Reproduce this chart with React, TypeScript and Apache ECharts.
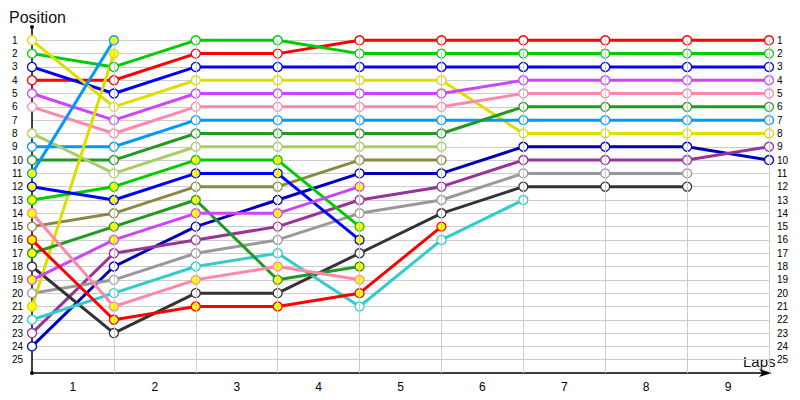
import React, { useEffect, useRef } from 'react';
import * as echarts from 'echarts';

// lap labels (shown between the grid lines) and the points where positions are recorded
const laps = ['1', '2', '3', '4', '5', '6', '7', '8', '9'];
const checkpoints = [0, 1, 2, 3, 4, 5, 6, 7, 8, 9];
const positionTicks = Array.from({ length: 25 }, (_, i) => i + 1);

// position of each car at every checkpoint (null = no longer in the race)
const redCar = [4, 4, 2, 2, 1, 1, 1, 1, 1, 1];
const greenCar = [2, 3, 1, 1, 2, 2, 2, 2, 2, 2];
const blueCar = [3, 5, 3, 3, 3, 3, 3, 3, 3, 3];
const yellowCar = [1, 6, 4, 4, 4, 4, 8, 8, 8, 8];
const magentaCar = [5, 7, 5, 5, 5, 5, 4, 4, 4, 4];
const pinkCar = [6, 8, 6, 6, 6, 6, 5, 5, 5, 5];
const skyCar = [9, 9, 7, 7, 7, 7, 7, 7, 7, 7];
const forestCar = [10, 10, 8, 8, 8, 8, 6, 6, 6, 6];
const limeCar = [8, 11, 9, 9, 9, 9, null, null, null, null];
const oliveCar = [15, 14, 12, 12, 10, 10, null, null, null, null];
const navyCar = [24, 18, 15, 13, 11, 11, 9, 9, 9, 10];
const violetCar = [23, 17, 16, 15, 13, 12, 10, 10, 10, 9];
const greyCar = [20, 19, 17, 16, 14, 13, 11, 11, 11, null];
const charcoalCar = [18, 23, 20, 20, 17, 14, 12, 12, 12, null];
const cyanCar = [22, 20, 18, 17, 21, 16, 13, null, null, null];
// second-class cars (drawn with filled markers)
const skyCar2 = [11, 1, null, null, null, null, null, null, null, null];
const yellowCar2 = [21, 2, null, null, null, null, null, null, null, null];
const greenCar2 = [13, 12, 10, 10, 15, null, null, null, null, null];
const blueCar2 = [12, 13, 11, 11, 16, null, null, null, null, null];
const forestCar2 = [17, 15, 13, 19, 18, null, null, null, null, null];
const magentaCar2 = [19, 16, 14, 14, 12, null, null, null, null, null];
const pinkCar2 = [14, 21, 19, 18, 19, null, null, null, null, null];
const redCar2 = [16, 22, 21, 21, 20, 15, null, null, null, null];

const cars = [
  { name: 'Car 1', pos: redCar, color: '#ff0000', filled: false },
  { name: 'Car 2', pos: greenCar, color: '#00cc00', filled: false },
  { name: 'Car 3', pos: blueCar, color: '#0000ff', filled: false },
  { name: 'Car 4', pos: yellowCar, color: '#dddd00', filled: false },
  { name: 'Car 5', pos: magentaCar, color: '#cc44ff', filled: false },
  { name: 'Car 6', pos: pinkCar, color: '#ff88aa', filled: false },
  { name: 'Car 7', pos: skyCar, color: '#0099ff', filled: false },
  { name: 'Car 8', pos: forestCar, color: '#229922', filled: false },
  { name: 'Car 9', pos: limeCar, color: '#aacc66', filled: false },
  { name: 'Car 10', pos: oliveCar, color: '#888844', filled: false },
  { name: 'Car 11', pos: navyCar, color: '#0000bb', filled: false },
  { name: 'Car 12', pos: violetCar, color: '#993399', filled: false },
  { name: 'Car 13', pos: greyCar, color: '#999999', filled: false },
  { name: 'Car 14', pos: charcoalCar, color: '#333333', filled: false },
  { name: 'Car 15', pos: cyanCar, color: '#33cccc', filled: false },
  { name: 'Car 16', pos: skyCar2, color: '#0099ff', filled: true },
  { name: 'Car 17', pos: yellowCar2, color: '#dddd00', filled: true },
  { name: 'Car 18', pos: greenCar2, color: '#00cc00', filled: true },
  { name: 'Car 19', pos: blueCar2, color: '#0000ff', filled: true },
  { name: 'Car 20', pos: forestCar2, color: '#229922', filled: true },
  { name: 'Car 21', pos: magentaCar2, color: '#cc44ff', filled: true },
  { name: 'Car 22', pos: pinkCar2, color: '#ff88aa', filled: true },
  { name: 'Car 23', pos: redCar2, color: '#ff0000', filled: true },
];

const FONT = 'Liberation Sans';

const App: React.FC = () => {
  const chartRef = useRef<HTMLDivElement>(null);

  useEffect(() => {
    // the chart is laid out in page pixels, so drop the default body margin
    document.body.style.margin = '0';
    const chart = echarts.init(chartRef.current!, null, { renderer: 'svg' });

    const lineSeries = cars.map((c) => ({
      name: c.name,
      type: 'line',
      xAxisIndex: 0,
      yAxisIndex: 0,
      data: c.pos
        .map((p, i) => (p == null ? null : [checkpoints[i], p]))
        .filter((d) => d !== null),
      symbol: 'circle',
      symbolSize: 9,
      showAllSymbol: true,
      lineStyle: { color: c.color, width: 3 },
      itemStyle: {
        color: c.filled ? '#ffff00' : '#ffffff',
        borderColor: c.color,
        borderWidth: 1.3,
      },
      z: 3,
    }));

    // vertical grid lines, from position 1 down to the axis
    const gridSeries = {
      name: 'grid',
      type: 'line',
      data: [],
      silent: true,
      z: 1,
      markLine: {
        silent: true,
        symbol: ['none', 'none'],
        label: { show: false },
        lineStyle: { color: '#cccccc', width: 1, type: 'solid' },
        data: checkpoints.slice(1).map((x) => [{ coord: [x, 1] }, { coord: [x, 26] }]),
      },
    };

    const option = {
      animation: false,
      textStyle: { fontFamily: FONT },
      title: {
        text: 'Position',
        left: 4,
        top: 4,
        textStyle: { fontFamily: FONT, fontSize: 16, fontWeight: 'normal', color: '#111' },
      },
      graphic: [
        {
          type: 'text',
          left: 743,
          top: 354,
          style: { text: 'Laps', font: `15px "${FONT}"`, fill: '#111' },
        },
      ],
      grid: { left: 32, right: 31, top: 27, bottom: 27, containLabel: false },
      xAxis: [
        {
          type: 'value',
          position: 'bottom',
          min: 0,
          max: 9,
          interval: 1,
          axisLabel: { show: false },
          axisTick: { show: false },
          splitLine: { show: false },
          axisLine: {
            onZero: false,
            lineStyle: { color: '#000', width: 1.5 },
            symbol: ['none', 'arrow'],
            symbolSize: [6, 13],
            symbolOffset: [0, 3],
          },
        },
        {
          type: 'category',
          position: 'bottom',
          data: laps,
          boundaryGap: true,
          axisLine: { show: false, onZero: false },
          axisTick: { show: false },
          splitLine: { show: false },
          axisLabel: { margin: 8, fontSize: 12, color: '#000', fontFamily: FONT },
        },
      ],
      yAxis: [
        {
          type: 'value',
          inverse: true,
          min: 0,
          max: 26,
          interval: 1,
          axisTick: { show: false },
          axisLine: {
            onZero: false,
            lineStyle: { color: '#000', width: 1.5 },
            symbol: ['circle', 'circle'],
            symbolSize: [4, 4],
          },
          splitLine: {
            show: true,
            showMinLine: false,
            showMaxLine: false,
            lineStyle: { color: '#cccccc', width: 1 },
          },
          axisLabel: {
            align: 'left',
            margin: 20,
            fontSize: 10,
            color: '#000',
            fontFamily: FONT,
            formatter: (v: number) => (positionTicks.includes(v) ? String(v) : ''),
          },
        },
        {
          type: 'value',
          position: 'right',
          inverse: true,
          min: 0,
          max: 26,
          interval: 1,
          axisTick: { show: false },
          axisLine: { show: false, onZero: false },
          splitLine: { show: false },
          axisLabel: {
            align: 'left',
            margin: 8,
            fontSize: 10,
            color: '#000',
            fontFamily: FONT,
            formatter: (v: number) => (positionTicks.includes(v) ? String(v) : ''),
          },
        },
      ],
      series: [gridSeries, ...lineSeries],
    };

    chart.setOption(option);

    return () => {
      chart.dispose();
    };
  }, []);

  return <div ref={chartRef} style={{ width: '800px', height: '400px' }} />;
};

export default App;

### [Problem description]
Copy in full each line that holds the word "with".

### [Finished answer]
Reproduce this chart with React, TypeScript and Apache ECharts.
// second-class cars (drawn with filled markers)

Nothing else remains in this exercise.